A swift look at the Collect for the 6th Sunday of Ordinary Time.
This is an ancient prayer, found already in the 8th c. Liber sacramentorum Gellonensis. I don’t think it was in the 1962 Missale Romanum or its Roman predecessors.
LATIN TEXT (2002MR):
Deus, qui te in rectis et sinceris manere pectoribus asseris,
da nobis tua gratia tales exsistere,
in quibus habitare digneris.
Pectus signifies a range of things from “the breast bone, chest”, “stomach” and therefore by extension concepts like “courage” and other “feelings, dispositions”. It also refers to the “spirit, soul, mind, understanding.” In the ancient world, the heart was thought in some ways to be the seat also of the mind and understanding and not just of feelings and emotions. It is reasonable to translate this as “upright and pure hearts”. Exsisto according to the mighty Lewis & Short Dictionary is “to step out, emerge” and also “spring forth, proceed, arise, become.” It also means “to be visible or manifest in any manner, to exist, to be.”
SLAVISHLY LITERAL VERSION:
O God, who declare that You remain in upright and pure hearts,
grant us to manifest ourselves to be, by Your grace,
the sort of people in whom You deign to dwell.
LAME-DUCK ICEL (1973 translation of the 1970MR):
God our Father, you have promised to remain for ever
with those who do what is just and right.
Help us to live in your presence.
Quite simply dreadful.
CORRECTED ICEL TRANSLATION:
O God, who teach us that you abide in hearts that are just and true,
grant that we may be so fashioned by your grace
as to become a dwelling pleasing to you.
Better than the lame-duck ICEL. It strays from the Latin at the end. I think they did a back-flip here to avoid using the word “deign”. Is that okay? You decide.
In this Collect the distinction between “be” and “show forth” is tissue thin. We take from this the sense of being on the outside what we are inside, or rather in the case of the outwardly pious and practicing Christian, being sincerely and truly on the inside what we are showing on the outside.
At baptism the Holy Spirit enters our lives in the manner of one coming to dwell in a temple.
With the indwelling of the Holy Spirit comes “habitual” or sanctifying grace and all His gifts and fruits by which we live both inwardly and outwardly in conformity with His presence. We manifest His presence outwardly when He is present within. There is nothing we do to merit this gift of His presence and yet, mysteriously, we still have a role to play in His deigning to dwell in our souls. We can make choices about our lives. We can make use of the gifts and graces God gives, allow Him to make our hands strong enough to hold on to all He deigns to bequeath, and then cooperate in His bringing all good things to completion.
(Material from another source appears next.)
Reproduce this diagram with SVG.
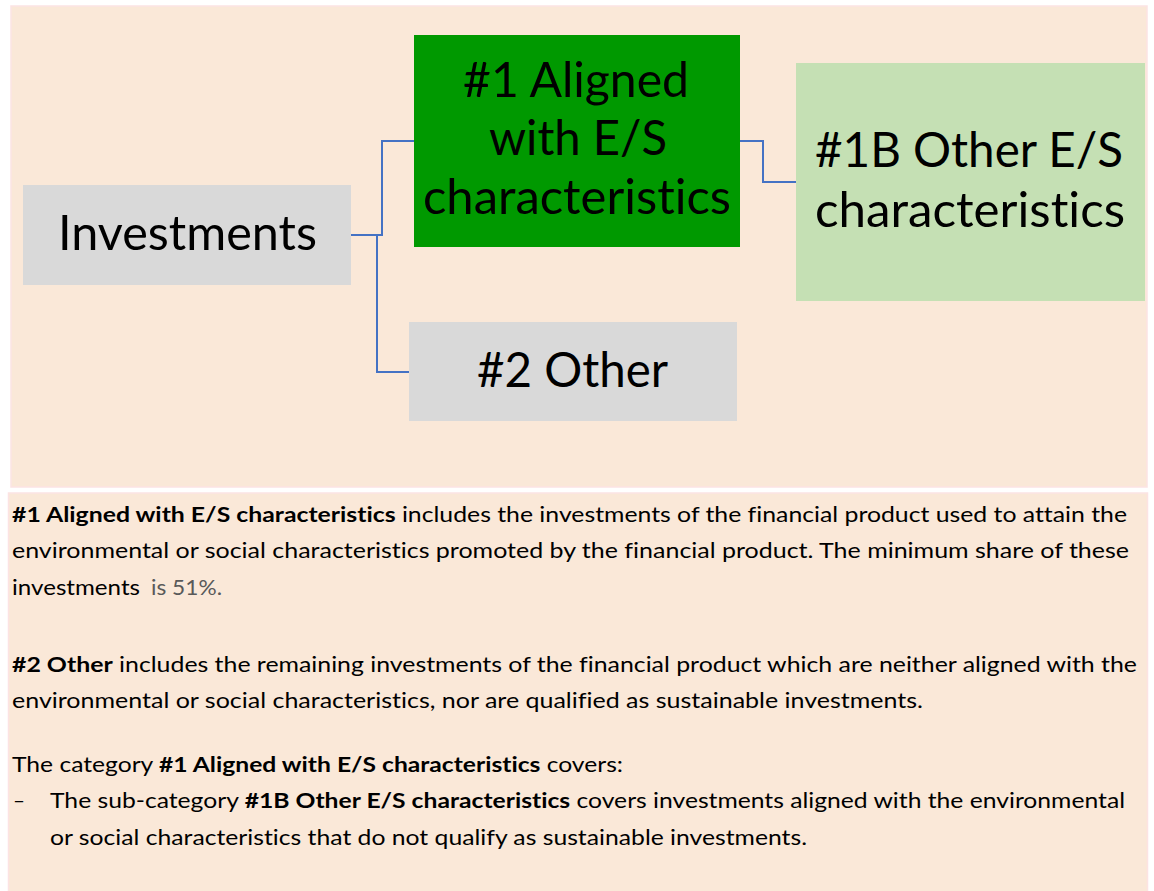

That phrase in today’s prayer, in brutally literal fashion “the sort of people in whom you have deigned to abide” (altered in the new, corrected version) forces us to reflect on our treatment of and conduct towards our neighbor, whom Christ commands us to love in accord with our love of God and self.
Paul writes in 2 Cor 13:11-13:
“Finally, brethren, farewell. Mend your ways, heed my appeal, agree with one another, live in peace, and the God of love and peace will be with you. Greet one another with a holy kiss. All the saints greet you. The grace of the Lord Jesus Christ and the love of God and the fellowship of the Holy Spirit be with you all.”
No.
No.
I would have chosen “become” or “spring forth” as a more active (albeit non-inclusive) translation of “exsistere.”
I recall that, early in the translation process, the then-chairman of the USCCB liturgy committee, ostensibly acting on behalf of the U.S. bishops, entered a strong objection to the use of the word “deign” (though his similar objection to the use of the word “dew” got more publicity). In consequence, the translation is not so apt as it could be.
In the Orthodox Church, some silly persons object to the word “deign” as a “Western” term. While I confess that to be a tiresome argument, the end result is that we often use “consider worthy” or “think (it) fitting,” or some variation thereof, to translate the Greek “kataxiow,” basically the exact equivalent of the Latin dignare.
Now, I wouldn’t support an opposition to the term “deign” on grounds that it is too “Patriarchal” or anything silly like that. And, while I’m generally a fan of people using, oh, I don’t know, something like a… dictionary… or whatever, when they need to learn the meaning of a new word, I can at least understand the notion that “deign” is a very unused word in modern English.
But, all that taken into consideration: even if they really wanted to do a back-flip to avoid the word, surely they could have used a more accurate turn of phrase. Like, “grant us by Your grace to be the kinds of people, in whom You would think it fitting to make Your abode.”